To determine the condition for collision avoidance, we analyze the motion in a reference frame moving with the truck. This simplifies the problem to a car decelerating towards a stationary target.

1. Determine the Car's Deceleration The car, with an initial speed of $v_c = 3v_0$, comes to a complete stop ($v_f = 0$) in a distance $s_1$. We use the time-independent kinematic equation, $v_f^2 = v_i^2 + 2ad$, to find the car's constant deceleration, $a_c$.

$$0^2 = (3v_0)^2 + 2a_c s_1$$

Solving for $a_c$:

$$a_c = -\frac{9v_0^2}{2s_1}$$

2. Analyze Relative Motion In the reference frame of the truck:

• The truck is stationary ($v_t' = 0$).
• The car's initial velocity relative to the truck is $v_{rel, i} = v_c - v_t = 3v_0 - v_0 = 2v_0$.
• The car's acceleration relative to the truck is $a_{rel} = a_c - a_t = a_c - 0 = a_c = -\frac{9v_0^2}{2s_1}$.

3. Find the Minimum Safe Distance A collision is avoided if the car can reduce its relative velocity to zero before or at the moment it covers the initial separation distance $s_0$. Let $s_{rel}$ be the distance the car travels relative to the truck to achieve a final relative velocity of zero ($v_{rel, f} = 0$).
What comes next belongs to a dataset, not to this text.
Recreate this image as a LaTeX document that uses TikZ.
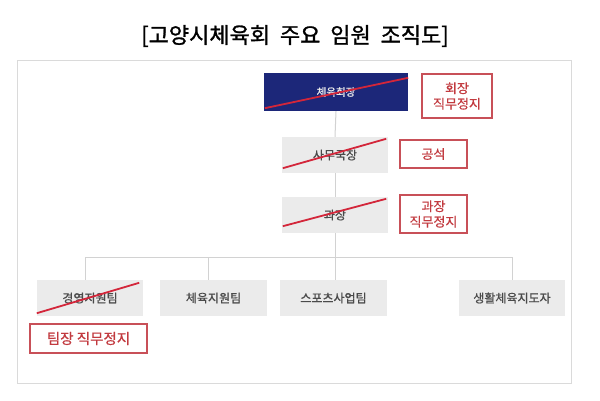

Using the same kinematic equation for relative motion:

$$v_{rel, f}^2 = v_{rel, i}^2 + 2a_{rel} s_{rel}$$ $$0^2 = (2v_0)^2 + 2\left(-\frac{9v_0^2}{2s_1}\right)s_{rel}$$ $$0 = 4v_0^2 - \frac{9v_0^2}{s_1}s_{rel}$$

Solving for the relative distance $s_{rel}$:

$$s_{rel} = \frac{4v_0^2 s_1}{9v_0^2} = \frac{4s_1}{9}$$

This is the minimum distance required for the car to match the truck's speed without collision.

4. State the Collision Avoidance Condition For the vehicles not to collide, the initial separation $s_0$ must be greater than or equal to this minimum required distance $s_{rel}$.

$$s_0 \ge s_{rel}$$

Therefore, the condition for collision avoidance is:

$$s_0 \ge \frac{4s_1}{9}$$